- What you are asked to do -
Please output every line of the material as it stands, without the pictures.

- Data section -
.....

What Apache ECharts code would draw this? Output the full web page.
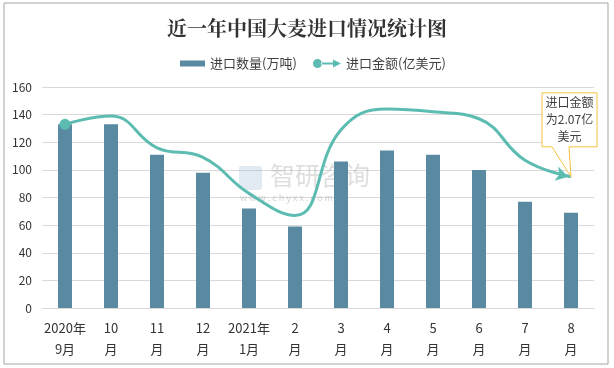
<!DOCTYPE html>
<html>
<head>
<meta charset="utf-8">
<script src="https://cdn.jsdelivr.net/npm/echarts@6/dist/echarts.min.js"></script>
<style>
html,body{margin:0;padding:0;background:#fff;}
#chart{width:614px;height:368px;}
</style>
</head>
<body>
<div id="chart"></div>
<script>
var categories = ['2020年\n9月','10\n月','11\n月','12\n月','2021年\n1月','2\n月','3\n月','4\n月','5\n月','6\n月','7\n月','8\n月'];
var volumeValues = [133, 133, 111, 98, 72, 59, 106, 114, 111, 100, 77, 69];
var amountValues = [133, 139, 116, 109, 83, 67, 129, 144, 142, 137, 107, 95];
var yTicks = [0, 20, 40, 60, 80, 100, 120, 140, 160];
var titleText = '近一年中国大麦进口情况统计图';
var barName = '进口数量(万吨)';
var lineName = '进口金额(亿美元)';
var calloutText = '进口金额\n为2.07亿\n美元';

var chart = echarts.init(document.getElementById('chart'), null, {renderer:'canvas'});
var font = '"Noto Sans CJK SC","Microsoft YaHei",sans-serif';
var lineIcon = 'path://M0,4.5 A4.5,4.5 0 1,0 9,4.5 A4.5,4.5 0 1,0 0,4.5 Z M8,3.5 L22,3.5 L22,5.5 L8,5.5 Z M20,0.5 L28,4.5 L20,8.5 Z';

var lineData = amountValues.map(function(v, i){
  if (i === 0) return {value: v, symbol: 'circle', symbolSize: 11};
  if (i === amountValues.length - 1) return {value: v, symbol: 'arrow', symbolSize: [11, 12], symbolRotate: -105, symbolOffset: [-3, 0]};
  return {value: v, symbol: 'none'};
});

var legendText = {fontFamily: font, fontSize: 13, color: '#404040'};
var option = {
  backgroundColor: '#fff',
  animation: false,
  title: {
    text: titleText,
    left: 'center',
    top: 13,
    textStyle: {fontFamily: '"Noto Serif CJK SC","Noto Sans CJK SC",serif', fontSize: 20, fontWeight: 'bold', color: '#333'}
  },
  legend: [
    {
      top: 52, left: 175, itemWidth: 25, itemHeight: 6, itemGap: 0,
      textStyle: legendText,
      data: [{name: barName, icon: 'rect'}]
    },
    {
      top: 52, left: 308, itemWidth: 28, itemHeight: 9, itemGap: 0,
      textStyle: legendText,
      data: [{name: lineName, icon: lineIcon, itemStyle: {color: '#5cbcb1'}}]
    }
  ],
  grid: {left: 42, right: 20, top: 87, bottom: 60},
  xAxis: {
    type: 'category',
    data: categories,
    boundaryGap: true,
    axisLine: {lineStyle: {color: '#d9d9d9'}},
    axisTick: {show: false},
    axisLabel: {fontFamily: font, fontSize: 13, color: '#333', lineHeight: 21, margin: 10, interval: 0}
  },
  yAxis: {
    type: 'value',
    min: yTicks[0],
    max: yTicks[yTicks.length - 1],
    interval: 20,
    axisLine: {show: false},
    axisTick: {show: false},
    splitLine: {lineStyle: {color: '#d9d9d9'}},
    axisLabel: {fontFamily: font, fontSize: 12, color: '#333', margin: 10}
  },
  series: [
    {
      name: barName,
      type: 'bar',
      data: volumeValues,
      barWidth: 14,
      itemStyle: {color: '#5a8aa2'}
    },
    {
      name: lineName,
      type: 'line',
      data: lineData,
      smooth: 0.45,
      showSymbol: true,
      lineStyle: {color: '#5cbcb1', width: 3},
      itemStyle: {color: '#5cbcb1'},
      z: 3
    }
  ],
  graphic: [
    {type: 'rect', shape: {x: 4, y: 3, width: 604, height: 361}, style: {fill: 'none', stroke: '#a6a6a6', lineWidth: 1}, silent: true, z: 100},
    {type: 'text', left: 270, top: 163, style: {text: '智研咨询', fontFamily: font, fontSize: 25, fill: 'rgba(160,160,160,0.35)'}, silent: true, z: 1},
    {type: 'text', left: 240, top: 193, style: {text: 'w w w . c h y x x . c o m', fontFamily: font, fontSize: 9, fill: 'rgba(160,160,160,0.45)'}, silent: true, z: 1},
    {type: 'rect', shape: {x: 239, y: 166, width: 23, height: 24, r: 2}, style: {fill: 'rgba(140,170,210,0.25)'}, silent: true, z: 1}
  ]
};
chart.setOption(option);

var pt = chart.convertToPixel({xAxisIndex: 0, yAxisIndex: 0}, [amountValues.length - 1, amountValues[amountValues.length - 1]]);
var px = pt[0], py = pt[1];
var bx0 = px - 29, bx1 = px + 26, by0 = py - 84, by1 = py - 30;
chart.setOption({
  graphic: option.graphic.concat([
    {
      type: 'polygon',
      shape: {points: [[bx0, by0], [bx1, by0], [bx1, by1], [px - 2, by1], [px, py], [px - 19, by1], [bx0, by1]]},
      style: {fill: '#fff', stroke: '#f5c242', lineWidth: 1},
      z: 50
    },
    {
      type: 'text',
      x: (bx0 + bx1) / 2,
      y: (by0 + by1) / 2,
      style: {text: calloutText, fontFamily: font, fontSize: 12, fill: '#404040', align: 'center', verticalAlign: 'middle', lineHeight: 17},
      z: 51
    }
  ])
});
</script>
</body>
</html>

.....

- Response to this exercise -
What Apache ECharts code would draw this? Output the full web page.
<!DOCTYPE html>
<html>
<head>
<meta charset="utf-8">
<script src="https://cdn.jsdelivr.net/npm/echarts@6/dist/echarts.min.js"></script>
<style>
html,body{margin:0;padding:0;background:#fff;}
#chart{width:614px;height:368px;}
</style>
</head>
<body>
<div id="chart"></div>
<script>
var categories = ['2020年\n9月','10\n月','11\n月','12\n月','2021年\n1月','2\n月','3\n月','4\n月','5\n月','6\n月','7\n月','8\n月'];
var volumeValues = [133, 133, 111, 98, 72, 59, 106, 114, 111, 100, 77, 69];
var amountValues = [133, 139, 116, 109, 83, 67, 129, 144, 142, 137, 107, 95];
var yTicks = [0, 20, 40, 60, 80, 100, 120, 140, 160];
var titleText = '近一年中国大麦进口情况统计图';
var barName = '进口数量(万吨)';
var lineName = '进口金额(亿美元)';
var calloutText = '进口金额\n为2.07亿\n美元';

var chart = echarts.init(document.getElementById('chart'), null, {renderer:'canvas'});
var font = '"Noto Sans CJK SC","Microsoft YaHei",sans-serif';
var lineIcon = 'path://M0,4.5 A4.5,4.5 0 1,0 9,4.5 A4.5,4.5 0 1,0 0,4.5 Z M8,3.5 L22,3.5 L22,5.5 L8,5.5 Z M20,0.5 L28,4.5 L20,8.5 Z';

var lineData = amountValues.map(function(v, i){
  if (i === 0) return {value: v, symbol: 'circle', symbolSize: 11};
  if (i === amountValues.length - 1) return {value: v, symbol: 'arrow', symbolSize: [11, 12], symbolRotate: -105, symbolOffset: [-3, 0]};
  return {value: v, symbol: 'none'};
});

var legendText = {fontFamily: font, fontSize: 13, color: '#404040'};
var option = {
  backgroundColor: '#fff',
  animation: false,
  title: {
    text: titleText,
    left: 'center',
    top: 13,
    textStyle: {fontFamily: '"Noto Serif CJK SC","Noto Sans CJK SC",serif', fontSize: 20, fontWeight: 'bold', color: '#333'}
  },
  legend: [
    {
      top: 52, left: 175, itemWidth: 25, itemHeight: 6, itemGap: 0,
      textStyle: legendText,
      data: [{name: barName, icon: 'rect'}]
    },
    {
      top: 52, left: 308, itemWidth: 28, itemHeight: 9, itemGap: 0,
      textStyle: legendText,
      data: [{name: lineName, icon: lineIcon, itemStyle: {color: '#5cbcb1'}}]
    }
  ],
  grid: {left: 42, right: 20, top: 87, bottom: 60},
  xAxis: {
    type: 'category',
    data: categories,
    boundaryGap: true,
    axisLine: {lineStyle: {color: '#d9d9d9'}},
    axisTick: {show: false},
    axisLabel: {fontFamily: font, fontSize: 13, color: '#333', lineHeight: 21, margin: 10, interval: 0}
  },
  yAxis: {
    type: 'value',
    min: yTicks[0],
    max: yTicks[yTicks.length - 1],
    interval: 20,
    axisLine: {show: false},
    axisTick: {show: false},
    splitLine: {lineStyle: {color: '#d9d9d9'}},
    axisLabel: {fontFamily: font, fontSize: 12, color: '#333', margin: 10}
  },
  series: [
    {
      name: barName,
      type: 'bar',
      data: volumeValues,
      barWidth: 14,
      itemStyle: {color: '#5a8aa2'}
    },
    {
      name: lineName,
      type: 'line',
      data: lineData,
      smooth: 0.45,
      showSymbol: true,
      lineStyle: {color: '#5cbcb1', width: 3},
      itemStyle: {color: '#5cbcb1'},
      z: 3
    }
  ],
  graphic: [
    {type: 'rect', shape: {x: 4, y: 3, width: 604, height: 361}, style: {fill: 'none', stroke: '#a6a6a6', lineWidth: 1}, silent: true, z: 100},
    {type: 'text', left: 270, top: 163, style: {text: '智研咨询', fontFamily: font, fontSize: 25, fill: 'rgba(160,160,160,0.35)'}, silent: true, z: 1},
    {type: 'text', left: 240, top: 193, style: {text: 'w w w . c h y x x . c o m', fontFamily: font, fontSize: 9, fill: 'rgba(160,160,160,0.45)'}, silent: true, z: 1},
    {type: 'rect', shape: {x: 239, y: 166, width: 23, height: 24, r: 2}, style: {fill: 'rgba(140,170,210,0.25)'}, silent: true, z: 1}
  ]
};
chart.setOption(option);

var pt = chart.convertToPixel({xAxisIndex: 0, yAxisIndex: 0}, [amountValues.length - 1, amountValues[amountValues.length - 1]]);
var px = pt[0], py = pt[1];
var bx0 = px - 29, bx1 = px + 26, by0 = py - 84, by1 = py - 30;
chart.setOption({
  graphic: option.graphic.concat([
    {
      type: 'polygon',
      shape: {points: [[bx0, by0], [bx1, by0], [bx1, by1], [px - 2, by1], [px, py], [px - 19, by1], [bx0, by1]]},
      style: {fill: '#fff', stroke: '#f5c242', lineWidth: 1},
      z: 50
    },
    {
      type: 'text',
      x: (bx0 + bx1) / 2,
      y: (by0 + by1) / 2,
      style: {text: calloutText, fontFamily: font, fontSize: 12, fill: '#404040', align: 'center', verticalAlign: 'middle', lineHeight: 17},
      z: 51
    }
  ])
});
</script>
</body>
</html>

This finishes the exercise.